Willie Carrick

Personal information
- Full name: William Francis Carrick
- Date of birth: 26 September 1952
- Place of birth: Dublin, Ireland
- Date of death: 28 July 2023 (aged 70)
- Place of death: Brentwood, England
- Position(s): Goalkeeper

Youth career
- 1967–1972: Manchester United

Senior career*
- Years: Team / Apps / (Gls)
- 1972: Chelmsford City / 0 / (0)
- 1972–1973: Luton Town / 4 / (0)
- 1973–1975: Chelmsford City / 49 / (0)
- 1975–1977: Enfield
- Bishop's Stortford
- Hornchurch
- Hoddesdon Town
- 1981–1984: Chelmsford City / 98 / (1)

Managerial career
- Witham Town
- Basildon United

= Willie Carrick =

Irish footballer (1952–2023)

William Francis Carrick (26 September 1952 – 28 June 2023) was an Irish footballer who played as a goalkeeper in the Football League for Luton Town.

==Playing career==
Born in Dublin, Ireland, Carrick joined Manchester United in 1967, before signing apprenticeship forms for the club in September 1970. During his time in the youth ranks at Manchester United, Carrick predominantly played as a goalkeeper, however during a game against Bury 'B' on 27 February 1971, Carrick scored five goals playing as a striker in a 6–0 win. At the end of the 1971–72 season, Carrick was released by Manchester United, briefly signing for non-league club Chelmsford City, making his debut in a 2–2 draw against Stafford Rangers in the Non-League Championship on 12 May 1972.

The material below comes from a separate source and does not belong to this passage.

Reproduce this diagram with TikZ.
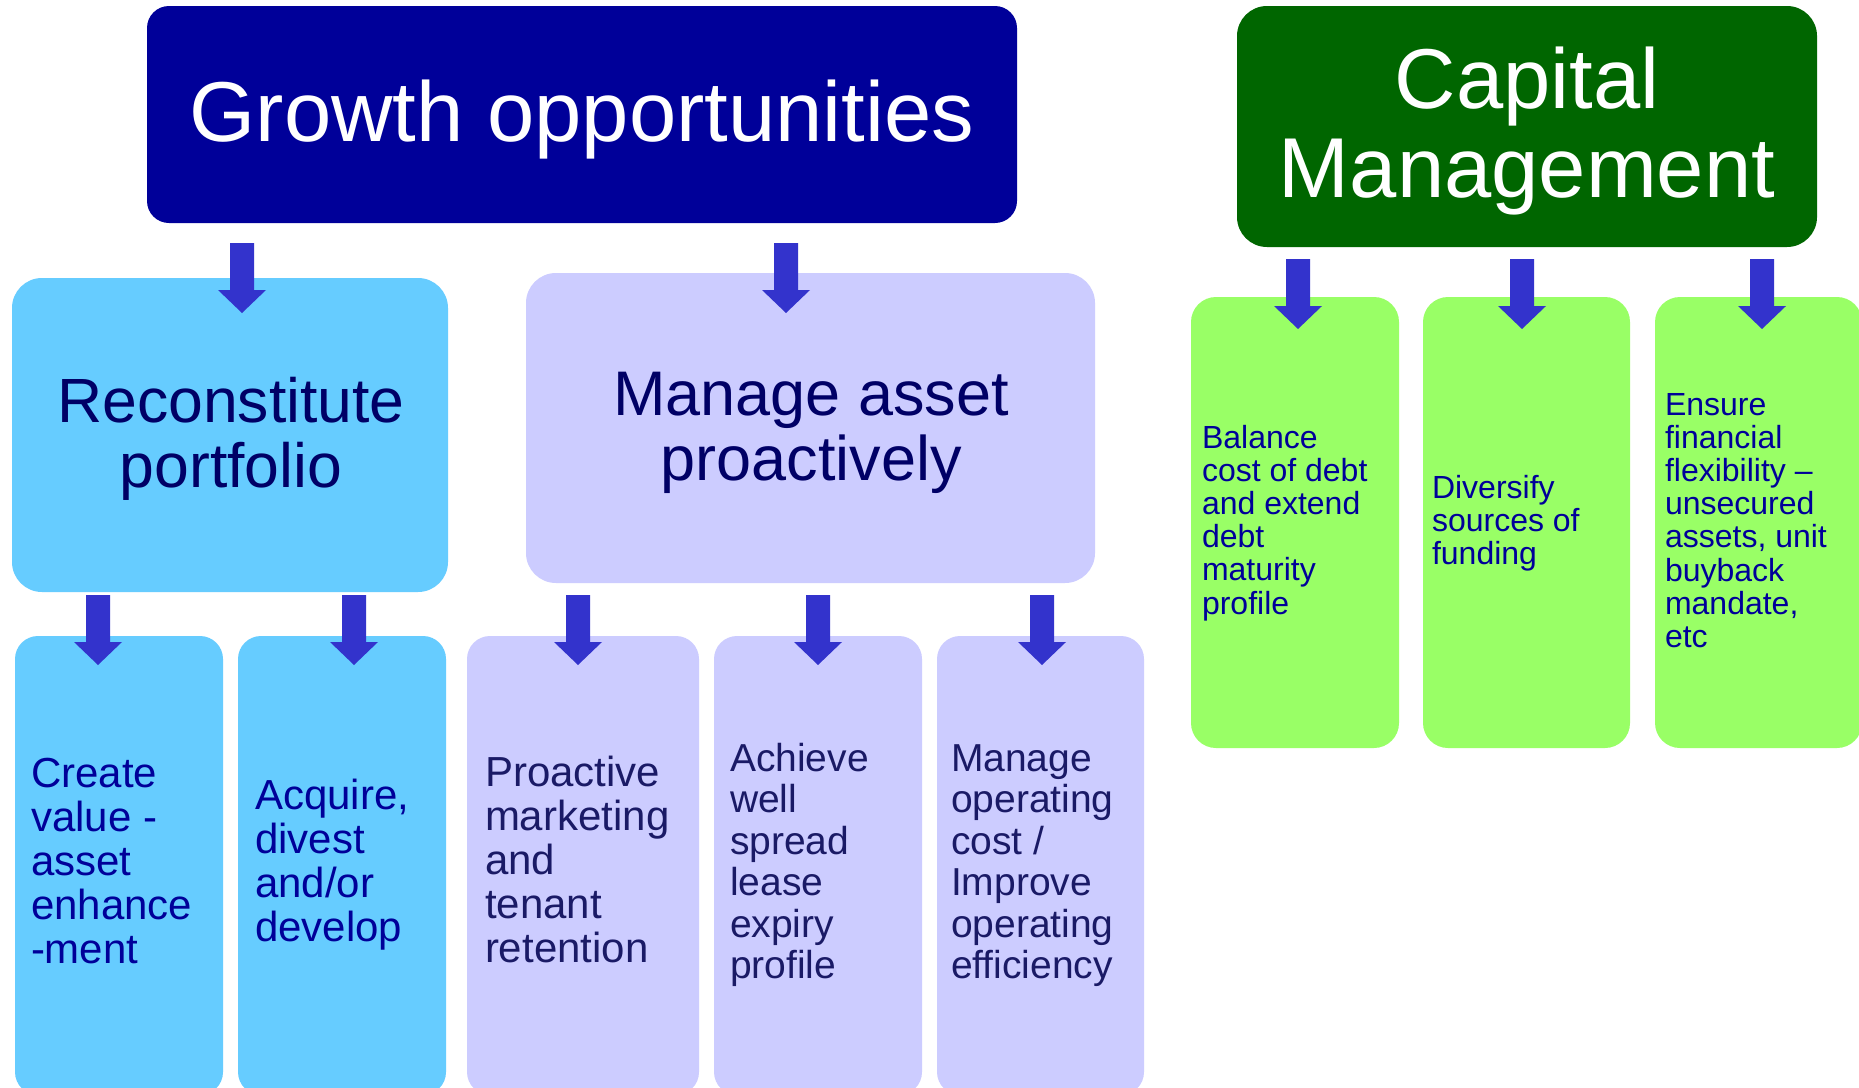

Before the 1972–73 season, Carrick signed for Luton Town, however found his opportunities at the club limited, playing just four games in the Football League, with Graham Horn and Keith Barber being above Carrick in the pecking order at Luton. Following one season at Luton, Carrick re-signed for Chelmsford.

Following his return to Chelmsford, Carrick competed with Larry Taylor to be first choice goalkeeper at Chelmsford, before departing in 1975. During his time away from Chelmsford, Carrick played for Enfield, Bishop's Stortford, Hornchurch and Hoddesdon Town, before returning to Chelmsford in August 1981. On 5 May 1984, Carrick scored a penalty in a 5–0 win against Dorchester Town on the final day of the 1983–84 Southern League season. Carrick retired from football at the end of the year, playing his final game for Chelmsford against Barking in a 4–1 win in the Eastern Floodlight Competition.

==Managerial career==
Following his playing career, Carrick entered management, managing Essex clubs Witham Town and Basildon United.

==Death==
On 28 June 2023, it was announced that Carrick had died at the age of 70.